It would be wrong to assume that all vibrations caused by out-of balance forces are undesirable, since they are used to agitate liquids or to prevent granular solids from "sticking".

Rotating Masses In One Plane

When a mass \inline M, attached at a radius \inline r to a shaft, is rotated with an angular velocity \inline \omega , there is an outwards radial force of \inline M\,r\,\omega^2. This produces a bending moment in the shaft. To counteract the effects of this inertia force, a balance weight may be introduced into the plane of rotation of the original mass, such that the inertia forces of the two masses are equal.

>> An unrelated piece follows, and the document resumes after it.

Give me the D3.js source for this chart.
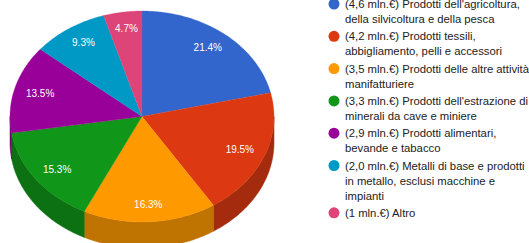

If \inline W is the weight of the balancing mass and \inline b its radius of rotation,then:


\inline Mr\omega^2=\displaystyle\frac{W}{g}b\;\omega^2 or \inline W=\displaystyle\frac{Mrg}{b}


Note: It is normal to make \inline b as large as possible since this reduces the value of \inline W.

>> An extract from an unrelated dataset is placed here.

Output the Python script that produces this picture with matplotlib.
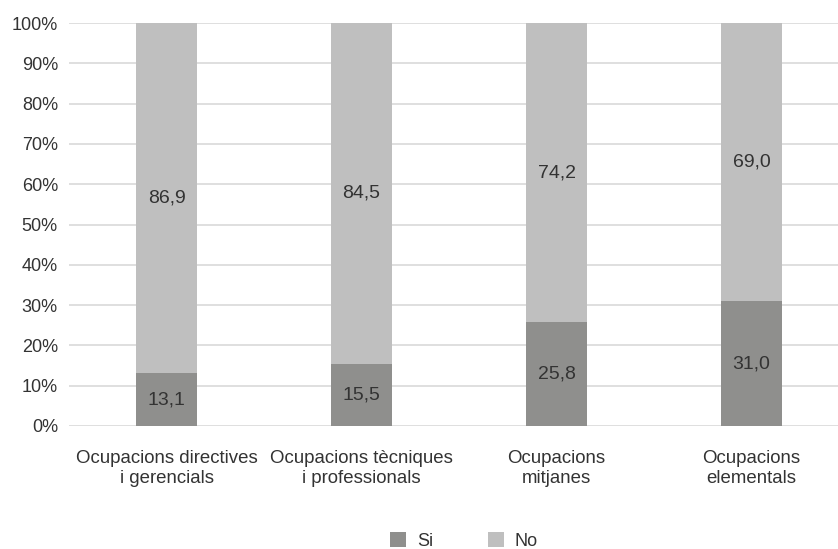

If a system of several rotating masses is attached to the same shaft, the effect is equivalent to a set of concurrent forces. Since \inline \omega is the same for all the masses attached to one shaft, the centrifugal forces are proportional to \inline M r (or \inline W r), and the problem can be solved graphically by means of a polygon of forces, or analytically by resolving in two directions.

If the masses are going to be balanced, the polygon must close. Note that the polygon can be drawn for any particular angular position of the shaft carrying the masses and will rotate as a whole with the shaft.

Rotating Masses In Parallel Planes

Again, each mass exerts an outwards centrifugal force proportional to \inline M r. The forces are equivalent to a set of exactly similar forces in one chosen plane (the reference plane), together with a set of couples proportional to \inline M r x; where \inline x is the distance from the plane of \inline M to the reference plane. It is necessary to reckon positive to one side of the reference plane and negative to the other.

The forces \inline M r are balanced as before by drawing a force polygon. This tests for Static Balance. Similarly, the couples can be represented by vectors drawn in the radial direction and can be balanced by drawing a Couple Polygon \inline M r x. Negative couples are drawn in a direction that is radially inwards. If the polygon closes, then the system is in dynamic balance. If it does not close,then the gap represents the out-of balance moment about the reference plane.

Note. It is only a pure couple if there is no out-of-balance force. Static balance can be obtained without dynamic balance but the reverse is not true. (See Example 3)

Reciprocating Masses

The Inertia Force of a rotating mass \inline M is:

Mr\omega ^2\left ( \cos\theta+\frac{\cos2\theta}{n} \right )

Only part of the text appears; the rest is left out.